Butterworth Filter Sallen Ket Cut Off Frequency?

[Volt]

Hello,

I am having a little trouble calculating the upper cut off frequency of this Butterworth Filter in the Sallen and key configuration.

Below you can see the component values in the pic:

http://twitpic.com/152zmr

The upper cut off frequency here (according to my supervisors) is 28kHZ,

however using the equation I found:

fc=1/2pi(root(R1R2C1C2))

,it doesn't equal 28kHz, I am getting 44.209kHz?!

Am I using the wrong equation?

Any help would be much appreciated,
Regards,
Adam

[ericgibbs]

hi, Look at this link: Filter Pro from TI. freeware.

http://focus.ti.com/docs/toolsw/fold...filterpro.html

[Volt]

I'm on a mac i'm afraid

[nubcookie]

here try this link

http://focus.ti.com/lit/ml/sloa088/sloa088.pdf

its quite comprehensive but try page 15 you should be able to change those equations to get the cut off frequency

[Ron H]

1. That is a filter, but it is not a Butterworth filter. You can't make a unity gain Butterworth with equal valued resistors and equal valued capacitors.
2. Stray capacitance will cause the actual cutoff frequency to differ from the calculated value. You should use higher capacitance values.

[Jony130]

Well, your supervisors is wrong.
Because IF R1=R2 and C1 = C2 the
Fo=1/(2*pi*RC)=0.16/(RC)=44KHz

[msr]

Did you already take a look at wikipedia?
http://en.wikipedia.org/wiki/Sallen%...93Key_topology

I find it very well explained.

[Volt]

When I simulate this on multisim it comes out as 28kHz, is there an equation I could use to determine that value?
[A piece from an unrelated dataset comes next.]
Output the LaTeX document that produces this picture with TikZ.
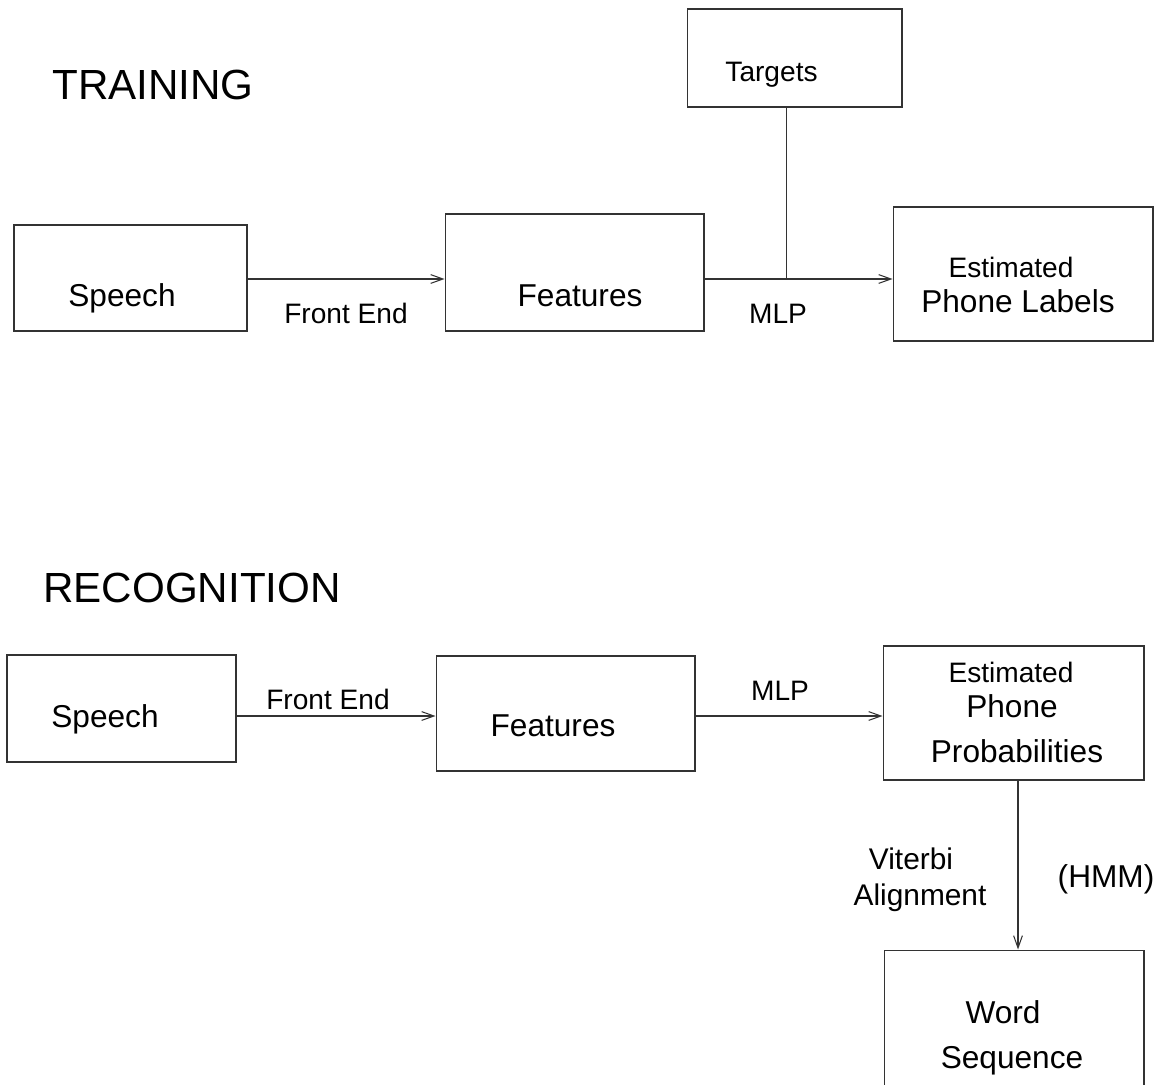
\documentclass[tikz,border=0pt]{standalone}
\usepackage{fontspec}
\setmainfont{Liberation Sans}
\usetikzlibrary{arrows.meta}

\tikzset{
  box/.style={draw=black!80,line width=0.6pt,inner sep=0pt},
  flow/.style={draw=black!80,line width=0.6pt,-{Straight Barb[length=7pt,width=5pt]}},
  link/.style={draw=black!80,line width=0.6pt},
  lbl/.style={inner sep=0pt,anchor=base},
  head/.style={lbl,font=\fontsize{24}{28}\selectfont},
  big/.style={lbl,font=\fontsize{18}{21}\selectfont},
  mid/.style={lbl,font=\fontsize{17}{20}\selectfont},
  small/.style={lbl,font=\fontsize{16}{19}\selectfont}
}

\begin{document}
\begin{tikzpicture}[x=0.02cm,y=-0.02cm]
  \useasboundingbox (0,0) rectangle (1158,1084);

  %training
  \node[head] (train) at (153,100) {TRAINING};
  \node[box,minimum width=4.30cm,minimum height=1.96cm] (targ) at (794.5,58) {};
  \node[box,minimum width=4.66cm,minimum height=2.12cm] (speechT) at (130.5,278) {};
  \node[box,minimum width=5.18cm,minimum height=2.34cm] (featT) at (574.5,272.5) {};
  \node[box,minimum width=5.20cm,minimum height=2.68cm] (estT) at (1023,274) {};
  \node[small] (targtxt) at (771.5,82) {Targets};
  \node[big] (speechTtxt) at (122,306) {Speech};
  \node[big] (featTtxt) at (580,306) {Features};
  \node[small] (estTtxt) at (1011,277) {Estimated};
  \node[big] (phoneTtxt) at (1018,312) {Phone Labels};
  \node[small] (frontT) at (346,323) {Front End};
  \node[small] (mlpT) at (778,323) {MLP};
  \draw[flow] (speechT.east |- 0,279) -- (featT.west |- 0,279);
  \draw[flow] (featT.east |- 0,279) -- (estT.west |- 0,279);
  \draw[link] ([xshift=-0.16cm]targ.south) -- ([xshift=-0.16cm]targ.south |- 0,279);

  %recognition
  \node[head] (recog) at (192,602) {RECOGNITION};
  \node[box,minimum width=4.58cm,minimum height=2.14cm] (speechB) at (121.5,708.5) {};
  \node[box,minimum width=5.18cm,minimum height=2.30cm] (featB) at (565.5,713.5) {};
  \node[box,minimum width=5.22cm,minimum height=2.68cm] (estB) at (1013.5,713) {};
  \node[box,minimum width=5.20cm,minimum height=3.00cm] (wordB) at (1014,1025) {};
  \node[big] (speechBtxt) at (105,727) {Speech};
  \node[big] (featBtxt) at (553,736) {Features};
  \node[small] (estBtxt) at (1011,682) {Estimated};
  \node[big] (phoneB) at (1012,717) {Phone};
  \node[big] (probB) at (1017,762) {Probabilities};
  \node[small] (frontB) at (328,709) {Front End};
  \node[small] (mlpB) at (780,700) {MLP};
  \node[mid] (vit) at (911,869) {Viterbi};
  \node[mid] (align) at (920,905) {Alignment};
  \node[big] (hmm) at (1106,887) {(HMM)};
  \node[big] (wordtxt) at (1003,1023) {Word};
  \node[big] (seqtxt) at (1012,1068) {Sequence};
  \draw[flow] (speechB.east |- 0,716) -- (featB.west |- 0,716);
  \draw[flow] (featB.east |- 0,716) -- (estB.west |- 0,716);
  \draw[flow] ([xshift=0.09cm]estB.south) -- ([xshift=0.09cm]estB.south |- wordB.north);
\end{tikzpicture}
\end{document}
I have tried v hard to work it out but can't!

Thanks for all your help so far...

[Ron H]

Quote:

Originally Posted by Jony130

Well, your supervisors is wrong.
Because IF R1=R2 and C1 = C2 the
Fo=1/(2*pi*RC)=0.16/(RC)=44KHz

The cutoff frequency is indeed 44kHz, but that equation does not refer to the -3dB frequency. It is the natural frequency of the filter. The gain at that frequency is equal to the Q of the filter. A Butterworth filter has a Q of 1/√2. The OP's filter has a Q of 0.5. Therefore, the Butterworth is 3dB down at the natural frequency. The OP's filter is 6dB down at the natural frequency.
A simulation of the OP's filter and a B'worth shows that the OP's filter is in fact 3dB down at 28kHz, which I'm sure can (and probably will) be calculated by another member of the forum.

A filter with higher Q will have less loss at the natural frequency, and in fact will have peaking as the Q increases.
See the Wikipedia entry for Sallen & Key.

[Darren Holdstock]

Just to say, all hail Ron H, this is filter gold. In one clear and concise paragraph Ron H has explained it beautifully.
I blew out a job interview at TAG McLaren Audio many years ago by asking the technical director a similar question regarding damping and the various resonant frequencies, as I couldn't find any textbook that would explain it to my satisfaction. He didn't know either, and took his revenge for my impudence in asking. Still, I learned not to ask awkward questions at interviews, lest a thirst for knowledge be mistaken for being awkward.